JAKARTA – Sekretaris Jenderal DPP PDI Perjuangan (PDIP) Hasto Kristiyanto mengingatkan kejadian pada tahun 2008. Hal itu disampaikannya menanggapi pertanyaan wartawan atas pernyataan Presiden Keenam RI yang juga Ketua Majelis Tinggi Partai Demokrat (PD) Susilo Bambang Yudhoyono atau SBY, menyinggung adanya upaya mengganti sistem pemilu dari proporsional terbuka menjadi tertutup.
Hasto pun menyebut Ketua Majelis Tinggi Partai Demokrat ini lupa akan perilakunya.
“Pak SBY kan tidak memahami jas merah. Pak SBY lupa bahwa pada bulan Desember tahun 2008, dalam masa pemerintahan beliau, justru beberapa kader Demokrat yang melakukan perubahan sistem proporsional tertutup menjadi terbuka melalui mekanisme judicial review. Dan itu hanya beberapa bulan, sekitar 4 bulan menjelang pemilu yang seharusnya tidak boleh ada perubahan,” kata Hasto di Lebak, Banten, Minggu (19/2/2023).
Dia mengungkapkan, itu adalah strategi jangka pendek Demokrat untuk meraih kemenangan. Yakni bisa mencapai 300 persen.
“Sehingga dengan melakukan segala cara akhirnya Partai Demokrat mengalami kenaikan 300 persen, bayangkan dengan PDI perjuangan yang ketika berkuasa, kenaikannya hanya 1,5 persen, sehingga mustahil dengan sistem multi partai yang kompleks suatu partai bisa menaikkan suaranya bisa 300 persen dan itu tidak mungkin terjadi tanpa kecurangan masif, tanpa menggunakan beberapa elemen dari KPU yang seharusnya netral. Dan itu dipakai, dan dijanjikan masuk ke dalam kepengurusan partai tersebut,” jelas Hasto.
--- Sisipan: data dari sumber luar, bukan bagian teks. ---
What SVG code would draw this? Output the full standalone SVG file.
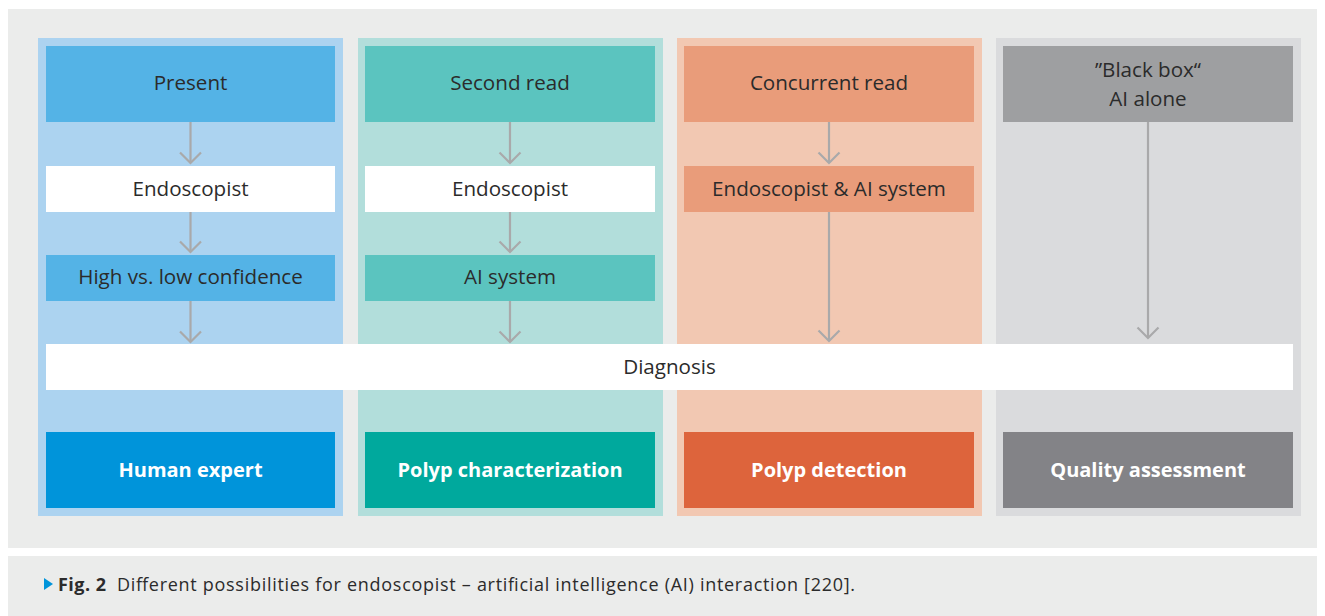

Dia pun menjelaskan, judical review yang sekarang berbeda dengan yang dilakukan pada 2008.
“Judical review sekarang tidak dilakukan oleh partai karena PDI Perjuangan juga tidak punya hak, tidak punya legal standing untuk melakukan judicial review. Ini dilakukan oleh beberapa pakar yang melihat bahwa dengan demokrasi proporsional terbuka yang dicanangkan oleh pada jaman Pak SBY tersebut, yang terjadi ternyata liberalisasi politik yang luar biasa yang menyulitkan kami untuk mencalonkan rektor, untuk mencalonkan akademisi, untuk mencalonkan pakar untuk mencalonkan budayawan, untuk mencalonkan tokoh-tokoh betawi, untuk mencalonkan tokoh-tokoh nelayan,” ungkap Hasto.
Dia menuturkan, proporsional terbuka yang dilakukan masa SBY membuat partai digerakkan oleh kekuatan kapital.
“Ada investor-investor yang menyandera demokrasi. Jadi Pak SBY sebaiknya ingat bahwa liberalisasi itu justru tejadi pada masa beliau. Judical review saat itu dilakukan hanya beberapa bulan menjelang pemilu, berbeda dengan sekarang karena komitmen untuk mengembalikan sistem politik pada Pancasila,” jelas Hasto.
Karena itu, dia mengingatkan, jika ada undang-undang hanya untuk kepentingan partai, maka ada etika yang dilanggar.
“Ketika undang-undang digerakkan untuk kepentingan kekuasaan bagi partainya, yang dilakukan sering kali melanggar aspek-aspek kepantasan, aspek etika,” pungkasnya.